Given task:
Reproduce the listing below exactly, minus its pictures.

---- Given data

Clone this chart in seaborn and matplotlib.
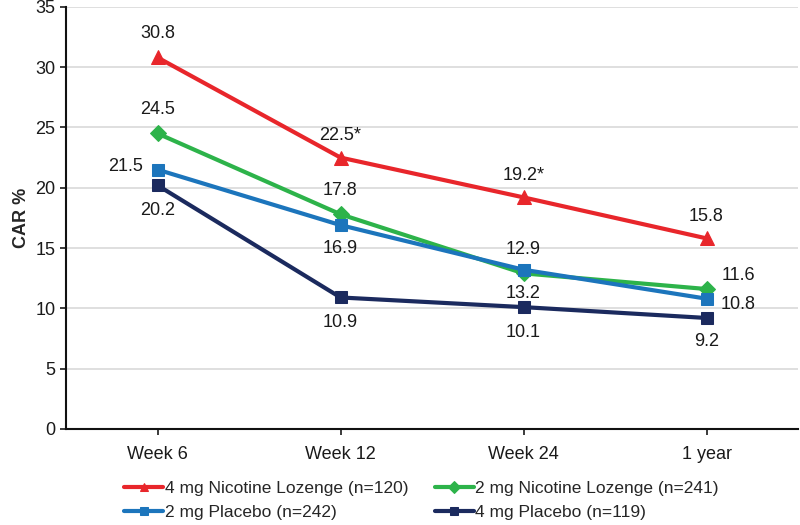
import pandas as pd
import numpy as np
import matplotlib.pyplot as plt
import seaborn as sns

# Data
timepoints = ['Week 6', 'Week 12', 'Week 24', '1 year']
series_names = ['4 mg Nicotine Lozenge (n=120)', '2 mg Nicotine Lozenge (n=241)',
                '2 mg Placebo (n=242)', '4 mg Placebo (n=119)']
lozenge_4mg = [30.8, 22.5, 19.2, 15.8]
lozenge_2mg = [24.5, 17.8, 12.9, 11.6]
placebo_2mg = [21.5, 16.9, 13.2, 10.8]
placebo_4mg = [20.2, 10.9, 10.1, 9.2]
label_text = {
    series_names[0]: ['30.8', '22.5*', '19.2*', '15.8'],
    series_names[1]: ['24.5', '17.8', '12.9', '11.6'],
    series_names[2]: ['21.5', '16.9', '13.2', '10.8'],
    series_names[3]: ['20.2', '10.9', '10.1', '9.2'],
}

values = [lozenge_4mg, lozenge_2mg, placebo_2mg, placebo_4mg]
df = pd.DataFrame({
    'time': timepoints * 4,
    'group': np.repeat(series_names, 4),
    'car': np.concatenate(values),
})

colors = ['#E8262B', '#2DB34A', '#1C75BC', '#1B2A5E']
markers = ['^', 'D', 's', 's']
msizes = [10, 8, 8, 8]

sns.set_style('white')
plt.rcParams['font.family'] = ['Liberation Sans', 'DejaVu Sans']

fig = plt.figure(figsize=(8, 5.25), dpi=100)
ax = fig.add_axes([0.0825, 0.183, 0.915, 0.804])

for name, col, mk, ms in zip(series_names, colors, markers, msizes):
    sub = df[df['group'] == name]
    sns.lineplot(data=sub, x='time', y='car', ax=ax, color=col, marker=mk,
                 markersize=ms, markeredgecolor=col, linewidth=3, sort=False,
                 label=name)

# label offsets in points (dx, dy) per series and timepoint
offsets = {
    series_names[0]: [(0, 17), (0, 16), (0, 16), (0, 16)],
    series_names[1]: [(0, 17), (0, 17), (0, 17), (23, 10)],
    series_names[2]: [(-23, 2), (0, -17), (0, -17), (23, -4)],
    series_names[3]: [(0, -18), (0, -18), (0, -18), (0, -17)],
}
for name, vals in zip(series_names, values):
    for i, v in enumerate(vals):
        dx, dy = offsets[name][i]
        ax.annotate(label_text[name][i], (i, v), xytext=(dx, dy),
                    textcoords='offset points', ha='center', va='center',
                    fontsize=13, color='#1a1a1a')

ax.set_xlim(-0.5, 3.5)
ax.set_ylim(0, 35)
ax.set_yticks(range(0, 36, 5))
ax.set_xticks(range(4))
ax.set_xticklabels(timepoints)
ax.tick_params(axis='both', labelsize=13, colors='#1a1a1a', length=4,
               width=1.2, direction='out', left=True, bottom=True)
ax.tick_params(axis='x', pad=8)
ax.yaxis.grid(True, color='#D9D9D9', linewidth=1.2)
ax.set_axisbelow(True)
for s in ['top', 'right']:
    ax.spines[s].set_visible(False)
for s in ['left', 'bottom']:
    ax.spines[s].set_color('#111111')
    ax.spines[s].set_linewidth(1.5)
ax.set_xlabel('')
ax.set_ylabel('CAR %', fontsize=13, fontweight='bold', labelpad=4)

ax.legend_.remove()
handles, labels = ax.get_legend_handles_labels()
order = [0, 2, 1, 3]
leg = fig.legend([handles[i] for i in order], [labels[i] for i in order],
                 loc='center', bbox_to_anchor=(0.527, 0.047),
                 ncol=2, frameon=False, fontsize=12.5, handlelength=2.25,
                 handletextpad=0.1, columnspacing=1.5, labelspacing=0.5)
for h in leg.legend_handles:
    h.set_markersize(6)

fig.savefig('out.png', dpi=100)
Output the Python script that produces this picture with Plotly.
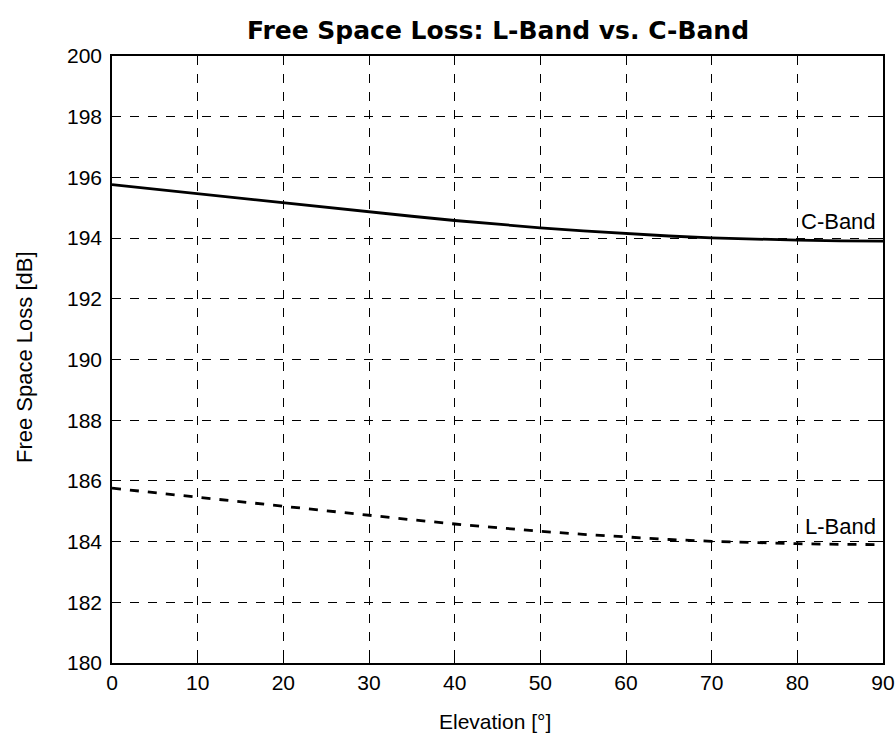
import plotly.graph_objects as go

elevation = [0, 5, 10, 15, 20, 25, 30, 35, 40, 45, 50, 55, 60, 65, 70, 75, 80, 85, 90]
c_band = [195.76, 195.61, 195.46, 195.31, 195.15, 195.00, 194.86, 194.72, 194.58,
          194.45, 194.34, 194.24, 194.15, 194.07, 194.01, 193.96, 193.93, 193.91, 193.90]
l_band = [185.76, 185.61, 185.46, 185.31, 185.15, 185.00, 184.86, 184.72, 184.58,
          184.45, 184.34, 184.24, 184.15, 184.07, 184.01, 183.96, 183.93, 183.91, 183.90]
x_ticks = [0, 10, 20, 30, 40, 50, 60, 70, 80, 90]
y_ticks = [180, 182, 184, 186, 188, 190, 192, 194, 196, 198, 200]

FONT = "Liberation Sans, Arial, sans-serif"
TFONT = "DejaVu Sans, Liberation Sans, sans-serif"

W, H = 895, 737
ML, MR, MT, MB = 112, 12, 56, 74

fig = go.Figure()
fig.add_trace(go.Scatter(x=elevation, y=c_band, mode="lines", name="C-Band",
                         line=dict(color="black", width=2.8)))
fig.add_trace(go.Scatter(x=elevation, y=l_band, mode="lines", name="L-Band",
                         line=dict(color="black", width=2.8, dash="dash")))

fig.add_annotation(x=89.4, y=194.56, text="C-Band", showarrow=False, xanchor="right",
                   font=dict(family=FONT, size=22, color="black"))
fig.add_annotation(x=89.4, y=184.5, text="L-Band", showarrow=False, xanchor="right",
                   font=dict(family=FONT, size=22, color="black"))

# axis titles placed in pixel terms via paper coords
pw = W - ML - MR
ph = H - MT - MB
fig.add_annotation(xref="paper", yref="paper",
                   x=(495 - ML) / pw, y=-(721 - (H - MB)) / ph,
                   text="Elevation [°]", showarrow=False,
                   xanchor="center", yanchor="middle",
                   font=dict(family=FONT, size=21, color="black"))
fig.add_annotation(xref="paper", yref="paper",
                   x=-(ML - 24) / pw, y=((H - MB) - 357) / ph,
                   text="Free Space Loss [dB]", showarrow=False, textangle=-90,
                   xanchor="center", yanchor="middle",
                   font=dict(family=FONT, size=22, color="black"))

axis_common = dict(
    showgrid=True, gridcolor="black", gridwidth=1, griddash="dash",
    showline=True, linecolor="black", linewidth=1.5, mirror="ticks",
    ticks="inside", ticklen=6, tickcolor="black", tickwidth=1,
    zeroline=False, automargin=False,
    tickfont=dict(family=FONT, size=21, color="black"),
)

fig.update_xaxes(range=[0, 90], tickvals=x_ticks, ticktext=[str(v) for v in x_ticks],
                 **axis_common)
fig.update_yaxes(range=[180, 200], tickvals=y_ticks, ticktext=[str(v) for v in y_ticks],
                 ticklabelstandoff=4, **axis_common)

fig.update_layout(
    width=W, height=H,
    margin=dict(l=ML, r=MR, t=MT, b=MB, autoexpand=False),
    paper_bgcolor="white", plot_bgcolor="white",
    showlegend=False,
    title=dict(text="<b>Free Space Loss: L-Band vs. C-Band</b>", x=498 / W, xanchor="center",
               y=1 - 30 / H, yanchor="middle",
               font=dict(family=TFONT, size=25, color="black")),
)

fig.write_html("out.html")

--------

Full output:
Clone this chart in seaborn and matplotlib.
import pandas as pd
import numpy as np
import matplotlib.pyplot as plt
import seaborn as sns

# Data
timepoints = ['Week 6', 'Week 12', 'Week 24', '1 year']
series_names = ['4 mg Nicotine Lozenge (n=120)', '2 mg Nicotine Lozenge (n=241)',
                '2 mg Placebo (n=242)', '4 mg Placebo (n=119)']
lozenge_4mg = [30.8, 22.5, 19.2, 15.8]
lozenge_2mg = [24.5, 17.8, 12.9, 11.6]
placebo_2mg = [21.5, 16.9, 13.2, 10.8]
placebo_4mg = [20.2, 10.9, 10.1, 9.2]
label_text = {
    series_names[0]: ['30.8', '22.5*', '19.2*', '15.8'],
    series_names[1]: ['24.5', '17.8', '12.9', '11.6'],
    series_names[2]: ['21.5', '16.9', '13.2', '10.8'],
    series_names[3]: ['20.2', '10.9', '10.1', '9.2'],
}

values = [lozenge_4mg, lozenge_2mg, placebo_2mg, placebo_4mg]
df = pd.DataFrame({
    'time': timepoints * 4,
    'group': np.repeat(series_names, 4),
    'car': np.concatenate(values),
})

colors = ['#E8262B', '#2DB34A', '#1C75BC', '#1B2A5E']
markers = ['^', 'D', 's', 's']
msizes = [10, 8, 8, 8]

sns.set_style('white')
plt.rcParams['font.family'] = ['Liberation Sans', 'DejaVu Sans']

fig = plt.figure(figsize=(8, 5.25), dpi=100)
ax = fig.add_axes([0.0825, 0.183, 0.915, 0.804])

for name, col, mk, ms in zip(series_names, colors, markers, msizes):
    sub = df[df['group'] == name]
    sns.lineplot(data=sub, x='time', y='car', ax=ax, color=col, marker=mk,
                 markersize=ms, markeredgecolor=col, linewidth=3, sort=False,
                 label=name)

# label offsets in points (dx, dy) per series and timepoint
offsets = {
    series_names[0]: [(0, 17), (0, 16), (0, 16), (0, 16)],
    series_names[1]: [(0, 17), (0, 17), (0, 17), (23, 10)],
    series_names[2]: [(-23, 2), (0, -17), (0, -17), (23, -4)],
    series_names[3]: [(0, -18), (0, -18), (0, -18), (0, -17)],
}
for name, vals in zip(series_names, values):
    for i, v in enumerate(vals):
        dx, dy = offsets[name][i]
        ax.annotate(label_text[name][i], (i, v), xytext=(dx, dy),
                    textcoords='offset points', ha='center', va='center',
                    fontsize=13, color='#1a1a1a')

ax.set_xlim(-0.5, 3.5)
ax.set_ylim(0, 35)
ax.set_yticks(range(0, 36, 5))
ax.set_xticks(range(4))
ax.set_xticklabels(timepoints)
ax.tick_params(axis='both', labelsize=13, colors='#1a1a1a', length=4,
               width=1.2, direction='out', left=True, bottom=True)
ax.tick_params(axis='x', pad=8)
ax.yaxis.grid(True, color='#D9D9D9', linewidth=1.2)
ax.set_axisbelow(True)
for s in ['top', 'right']:
    ax.spines[s].set_visible(False)
for s in ['left', 'bottom']:
    ax.spines[s].set_color('#111111')
    ax.spines[s].set_linewidth(1.5)
ax.set_xlabel('')
ax.set_ylabel('CAR %', fontsize=13, fontweight='bold', labelpad=4)

ax.legend_.remove()
handles, labels = ax.get_legend_handles_labels()
order = [0, 2, 1, 3]
leg = fig.legend([handles[i] for i in order], [labels[i] for i in order],
                 loc='center', bbox_to_anchor=(0.527, 0.047),
                 ncol=2, frameon=False, fontsize=12.5, handlelength=2.25,
                 handletextpad=0.1, columnspacing=1.5, labelspacing=0.5)
for h in leg.legend_handles:
    h.set_markersize(6)

fig.savefig('out.png', dpi=100)
Output the Python script that produces this picture with Plotly.
import plotly.graph_objects as go

elevation = [0, 5, 10, 15, 20, 25, 30, 35, 40, 45, 50, 55, 60, 65, 70, 75, 80, 85, 90]
c_band = [195.76, 195.61, 195.46, 195.31, 195.15, 195.00, 194.86, 194.72, 194.58,
          194.45, 194.34, 194.24, 194.15, 194.07, 194.01, 193.96, 193.93, 193.91, 193.90]
l_band = [185.76, 185.61, 185.46, 185.31, 185.15, 185.00, 184.86, 184.72, 184.58,
          184.45, 184.34, 184.24, 184.15, 184.07, 184.01, 183.96, 183.93, 183.91, 183.90]
x_ticks = [0, 10, 20, 30, 40, 50, 60, 70, 80, 90]
y_ticks = [180, 182, 184, 186, 188, 190, 192, 194, 196, 198, 200]

FONT = "Liberation Sans, Arial, sans-serif"
TFONT = "DejaVu Sans, Liberation Sans, sans-serif"

W, H = 895, 737
ML, MR, MT, MB = 112, 12, 56, 74

fig = go.Figure()
fig.add_trace(go.Scatter(x=elevation, y=c_band, mode="lines", name="C-Band",
                         line=dict(color="black", width=2.8)))
fig.add_trace(go.Scatter(x=elevation, y=l_band, mode="lines", name="L-Band",
                         line=dict(color="black", width=2.8, dash="dash")))

fig.add_annotation(x=89.4, y=194.56, text="C-Band", showarrow=False, xanchor="right",
                   font=dict(family=FONT, size=22, color="black"))
fig.add_annotation(x=89.4, y=184.5, text="L-Band", showarrow=False, xanchor="right",
                   font=dict(family=FONT, size=22, color="black"))

# axis titles placed in pixel terms via paper coords
pw = W - ML - MR
ph = H - MT - MB
fig.add_annotation(xref="paper", yref="paper",
                   x=(495 - ML) / pw, y=-(721 - (H - MB)) / ph,
                   text="Elevation [°]", showarrow=False,
                   xanchor="center", yanchor="middle",
                   font=dict(family=FONT, size=21, color="black"))
fig.add_annotation(xref="paper", yref="paper",
                   x=-(ML - 24) / pw, y=((H - MB) - 357) / ph,
                   text="Free Space Loss [dB]", showarrow=False, textangle=-90,
                   xanchor="center", yanchor="middle",
                   font=dict(family=FONT, size=22, color="black"))

axis_common = dict(
    showgrid=True, gridcolor="black", gridwidth=1, griddash="dash",
    showline=True, linecolor="black", linewidth=1.5, mirror="ticks",
    ticks="inside", ticklen=6, tickcolor="black", tickwidth=1,
    zeroline=False, automargin=False,
    tickfont=dict(family=FONT, size=21, color="black"),
)

fig.update_xaxes(range=[0, 90], tickvals=x_ticks, ticktext=[str(v) for v in x_ticks],
                 **axis_common)
fig.update_yaxes(range=[180, 200], tickvals=y_ticks, ticktext=[str(v) for v in y_ticks],
                 ticklabelstandoff=4, **axis_common)

fig.update_layout(
    width=W, height=H,
    margin=dict(l=ML, r=MR, t=MT, b=MB, autoexpand=False),
    paper_bgcolor="white", plot_bgcolor="white",
    showlegend=False,
    title=dict(text="<b>Free Space Loss: L-Band vs. C-Band</b>", x=498 / W, xanchor="center",
               y=1 - 30 / H, yanchor="middle",
               font=dict(family=TFONT, size=25, color="black")),
)

fig.write_html("out.html")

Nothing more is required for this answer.